The Evangelical Left is anxious to neutralize evangelicals as America’s typically most pro-Israel demographic, especially by focusing on the plight of Palestinian Christians, who are portrayed as victims exclusively of Israeli oppression. “With God on Our Side,” predictably, portrays pro-Israel Christians as mindless zealots indifferent to Palestinian suffering and exploiting Israeli Jews as merely tools for precipitating the Second Coming. Hapless quotes from Christian Zionists are contrasted with thoughtful articulations from Palestinian Christians and other pro-Palestinian advocates.
Anglican priest Stephen Sizer, prominently featured in the film, bewails Christian Zionism on his website: “Aspects of this belief system lead some Christians in the West to give uncritical support to Israeli government policies, even those that privilege Jews at the expense of Palestinians, leading to great suffering among Muslim and Christian Palestinians alike and threatening Israel’s security as a whole.”
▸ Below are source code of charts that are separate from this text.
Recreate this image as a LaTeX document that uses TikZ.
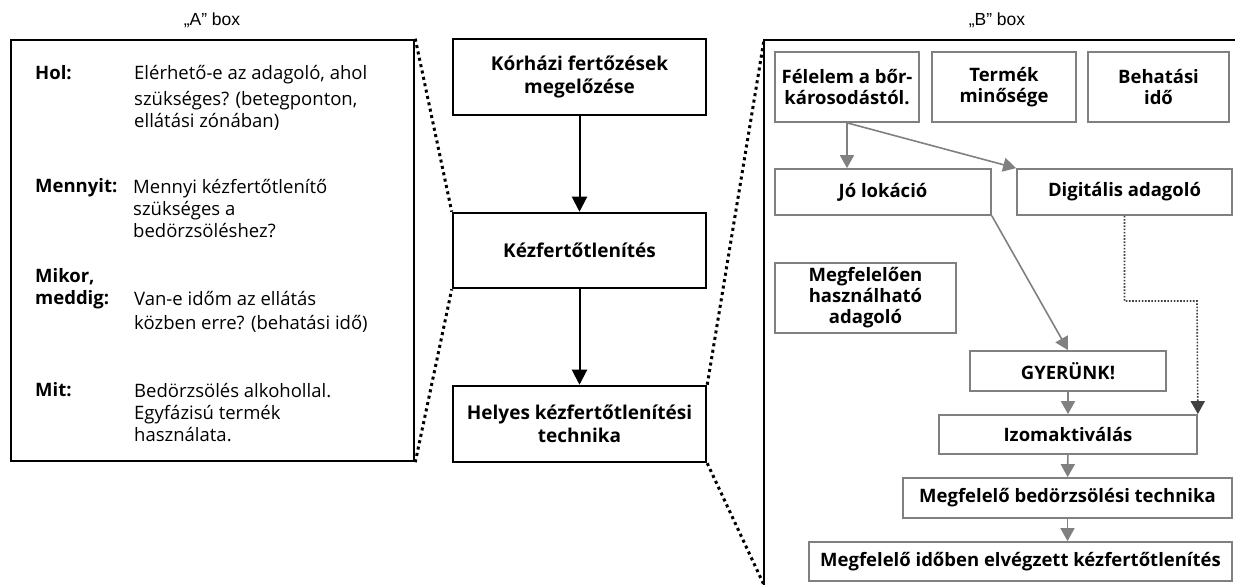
\documentclass[tikz,border=0pt]{standalone}
\usepackage{fontspec}
\setmainfont{Open Sans}
\newfontfamily\capfont{Liberation Sans}
\usepackage{xcolor}
\usetikzlibrary{arrows.meta}
\definecolor{boxgray}{RGB}{128,128,128}
\definecolor{dotgray}{RGB}{64,64,64}

\begin{document}
\begin{tikzpicture}[x=1pt,y=-1pt]
  \tikzstyle{boxcap}=[font=\capfont\fontsize{17.5}{20}\selectfont] % box captions
  \tikzstyle{blk}=[draw, line width=2.5pt, align=center, minimum width=253pt, minimum height=76pt, font=\bfseries\fontsize{19}{22.5}\selectfont] % main chain
  \tikzstyle{lbl}=[anchor=west, inner sep=0pt, text height=13pt, text depth=4pt, font=\bfseries\fontsize{18.5}{22}\selectfont] % questions in box A
  \tikzstyle{txt}=[anchor=north west, inner sep=0pt, align=left, font=\fontsize{18.5}{22}\selectfont] % answers in box A
  \tikzstyle{gbox}=[draw=boxgray, line width=1.7pt, align=center, inner sep=2pt, font=\bfseries\fontsize{18.5}{21}\selectfont] % factors in box B
  \tikzstyle{barrow}=[line width=2pt, -{Triangle[length=15pt,width=15pt]}]
  \tikzstyle{garrow}=[draw=boxgray, line width=1.6pt, -{Triangle[length=13pt,width=14pt]}]
  \tikzstyle{dgarrow}=[draw=dotgray, line width=1.6pt, dash pattern=on 1.6pt off 1.6pt, -{Triangle[length=13pt,width=14pt]}]
  \tikzstyle{zoomline}=[line width=3pt, dash pattern=on 3pt off 3.5pt] % zoom lines

  \useasboundingbox (0,0) rectangle (1235,585);

  % box A
  \node[boxcap] (acap) at (212,20) {„A” box};
  \node[draw, line width=2.5pt, minimum width=403pt, minimum height=421pt] (abox) at (212.5,250.5) {};
  \node[lbl] (hol) at (35,75) {Hol:};
  \node[txt] (holtxt) at (134,65) {Elérhető-e az adagoló, ahol\\[4pt]szükséges? (betegponton,\\ellátási zónában)};
  \node[lbl] (mennyit) at (35,188) {Mennyit:};
  \node[txt] (mennyittxt) at (133,179) {Mennyi kézfertőtlenítő\\szükséges a\\bedörzsöléshez?};
  \node[lbl] (mikor) at (35,278) {Mikor,};
  \node[lbl] (meddig) at (35,300) {meddig:};
  \node[txt] (meddigtxt) at (134,291) {Van-e időm az ellátás\\[2pt]közben erre? (behatási idő)};
  \node[lbl] (mit) at (35,392) {Mit:};
  \node[txt] (mittxt) at (134,383) {Bedörzsölés alkohollal.\\Egyfázisú termék\\használata.};

  % main chain
  \node[blk] (korhaz) at (579.5,77) {Kórházi fertőzések\\megelőzése};
  \node[blk, minimum height=75pt] (kez) at (579.5,250.5) {Kézfertőtlenítés};
  \node[blk] (helyes) at (579.5,424) {Helyes kézfertőtlenítési\\technika};
  \draw[barrow] (korhaz) -- (kez);
  \draw[barrow] (kez) -- (helyes);

  % box B
  \node[boxcap] (bcap) at (997,20) {„B” box};
  \coordinate (bnw) at (764,40);
  \coordinate (bsw) at (764,585);
  \coordinate (bne) at (1235,40);
  \draw[line width=2.5pt] (bsw) -- (bnw) -- (bne);

  \draw[zoomline] (abox.north east) -- (kez.north west);
  \draw[zoomline] (abox.south east) -- (kez.south west);
  \draw[zoomline] (helyes.north east) -- (bnw);
  \draw[zoomline] (helyes.south east) -- (bsw);

  \node[gbox, minimum width=144pt, minimum height=70pt] (felelem) at (847,87) {Félelem a bőr-\\károsodástól.};
  \node[gbox, minimum width=144pt, minimum height=70pt] (termek) at (1004,87) {Termék\\minősége};
  \node[gbox, minimum width=141pt, minimum height=70pt] (behatas) at (1158.5,87) {Behatási\\idő};
  \node[gbox, minimum width=216pt, minimum height=46pt] (jo) at (883,192) {Jó lokáció};
  \node[gbox, minimum width=215pt, minimum height=46pt] (digit) at (1124.5,192) {Digitális adagoló};
  \node[gbox, minimum width=181pt, minimum height=70pt] (hasznal) at (865.5,298) {Megfelelően\\használható\\adagoló};
  \node[gbox, minimum width=196pt, minimum height=40pt] (gyerunk) at (1068,371) {GYERÜNK!};
  \node[gbox, minimum width=258pt, minimum height=39pt] (izom) at (1068,434.5) {Izomaktiválás};
  \node[gbox, minimum width=329pt, minimum height=40pt] (technika) at (1067.5,498) {Megfelelő bedörzsölési technika};
  \node[gbox, minimum width=423pt, minimum height=39pt] (idoben) at (1020.5,561.5) {Megfelelő időben elvégzett kézfertőtlenítés};

  \coordinate (bend) at (1197,301);
  \draw[garrow] (felelem.south) -- (felelem.south |- jo.north);
  \draw[garrow] (felelem.south) -- (digit.north west);
  \draw[garrow] (jo.south east) -- (gyerunk.north);
  \draw[dgarrow] (digit.south) |- (bend) -- (izom.north east);
  \draw[garrow] (gyerunk) -- (izom);
  \draw[garrow] (izom) -- (technika);
  \draw[garrow] (technika.south) -- (technika.south |- idoben.north);
\end{tikzpicture}
\end{document}
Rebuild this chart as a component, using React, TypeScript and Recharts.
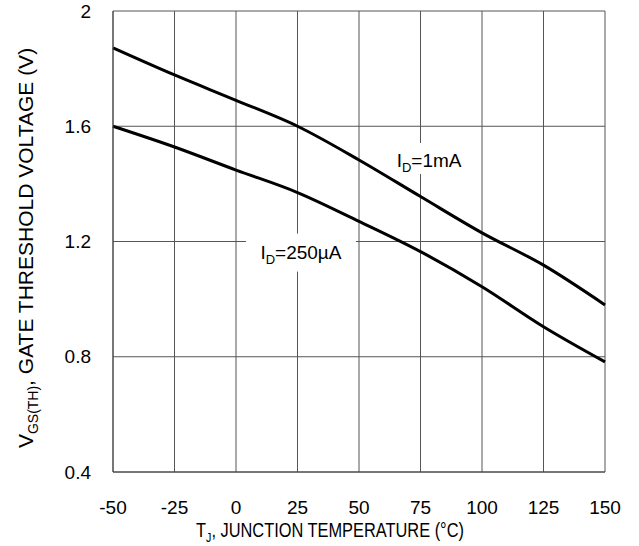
import { CartesianGrid, Line, LineChart, ReferenceDot, XAxis, YAxis } from "recharts";

const temps = [-50, -25, 0, 25, 50, 75, 100, 125, 150];
const vth1mA = [1.872, 1.778, 1.69, 1.6, 1.483, 1.356, 1.23, 1.118, 0.98];
const vth250uA = [1.6, 1.528, 1.448, 1.37, 1.27, 1.165, 1.043, 0.904, 0.782];
const xTicks = [-50, -25, 0, 25, 50, 75, 100, 125, 150];
const yTicks = [0.4, 0.8, 1.2, 1.6, 2];

const data = temps.map((t, i) => ({ t, a: vth1mA[i], b: vth250uA[i] }));

const FONT = "'Liberation Sans', Arial, sans-serif";

// curve label with a white box that hides the grid behind it
const SubLabel =
  (main: string, sub: string, rest: string, w: number, up: number, down: number) =>
  (props: any) => {
    const { cx, cy } = props;
    return (
      <g>
        <rect x={cx - w / 2} y={cy - up} width={w} height={up + down} fill="#fff" />
        <text x={cx} y={cy + 7} textAnchor="middle" fontFamily={FONT} fontSize={19} fill="#000">
          {main}
          <tspan fontSize={13} dy={5}>{sub}</tspan>
          <tspan dy={-5}>{rest}</tspan>
        </text>
      </g>
    );
  };

export default function App() {
  return (
    <div style={{ position: "absolute", left: 0, top: 0, background: "#fff" }}>
      <LineChart
        width={639}
        height={546}
        data={data}
        margin={{ top: 11, right: 34, bottom: 44, left: 0 }}
      >
        <CartesianGrid stroke="#555" strokeWidth={1} />
        <XAxis
          dataKey="t"
          type="number"
          domain={[-50, 150]}
          ticks={xTicks}
          height={30}
          tickLine={false}
          axisLine={{ stroke: "#444" }}
          tickMargin={23}
          tick={{ fill: "#000", fontSize: 19, fontFamily: FONT }}
        />
        <YAxis
          type="number"
          domain={[0.4, 2]}
          ticks={yTicks}
          width={113}
          tickLine={false}
          axisLine={{ stroke: "#444" }}
          tickMargin={16}
          tickFormatter={(v: number) => String(Number(v.toFixed(1)))}
          tick={{ fill: "#000", fontSize: 19, fontFamily: FONT }}
        />
        <Line
          dataKey="a"
          type="monotone"
          stroke="#000"
          strokeWidth={3}
          dot={false}
          isAnimationActive={false}
        />
        <Line
          dataKey="b"
          type="monotone"
          stroke="#000"
          strokeWidth={3}
          dot={false}
          isAnimationActive={false}
        />
        <ReferenceDot x={78.5} y={1.483} r={0} shape={SubLabel("I", "D", "=1mA", 80, 17, 14)} />
        <ReferenceDot x={26.4} y={1.165} r={0} shape={SubLabel("I", "D", "=250µA", 110, 18, 20)} />
      </LineChart>
      <svg
        width={639}
        height={546}
        style={{ position: "absolute", left: 0, top: 0, pointerEvents: "none" }}
      >
        <text
          transform="translate(330,537) scale(0.82,1)"
          textAnchor="middle"
          fontFamily={FONT}
          fontSize={20}
          fill="#000"
        >
          T<tspan fontSize={13} dy={5}>J</tspan>
          <tspan dy={-5}>, JUNCTION TEMPERATURE (°C)</tspan>
        </text>
        <text
          transform="translate(33,248) rotate(-90)"
          textAnchor="middle"
          fontFamily={FONT}
          fontSize={21}
          fill="#000"
        >
          V<tspan fontSize={14} dy={5}>GS(TH)</tspan>
          <tspan dy={-5}>, GATE THRESHOLD VOLTAGE (V)</tspan>
        </text>
      </svg>
    </div>
  );
}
Rev. Stephen Sizer is upset with evangelical Christians who support Israel based on what he calls Christian Zionism, a belief that the Jews’ return to the Holy Land and the establishment of the State of Israel in 1948 is in accordance with Biblical prophecy. I don’t find that idea unpersuasive; I do find Stephen Sizer’s crusade against it lacking in honesty. It seems to me that he is engaged in political agitation thinly concealed by a veil of religious sanctimony.
While Israel isn’t perfect, there are plenty of political reasons to support it, the main one being that it is an oasis of democracy in a desert of vicious tyrannies.
It does seem dodgy, doesn’t it? Why is he doing it? If the destruction of Israel is the number one objective of the political Left (now that South Africa and Rhodesia are smoking ruins), it would seem fairly obvious that questioning Christian zionism is likely to be taken as merely politically inspired.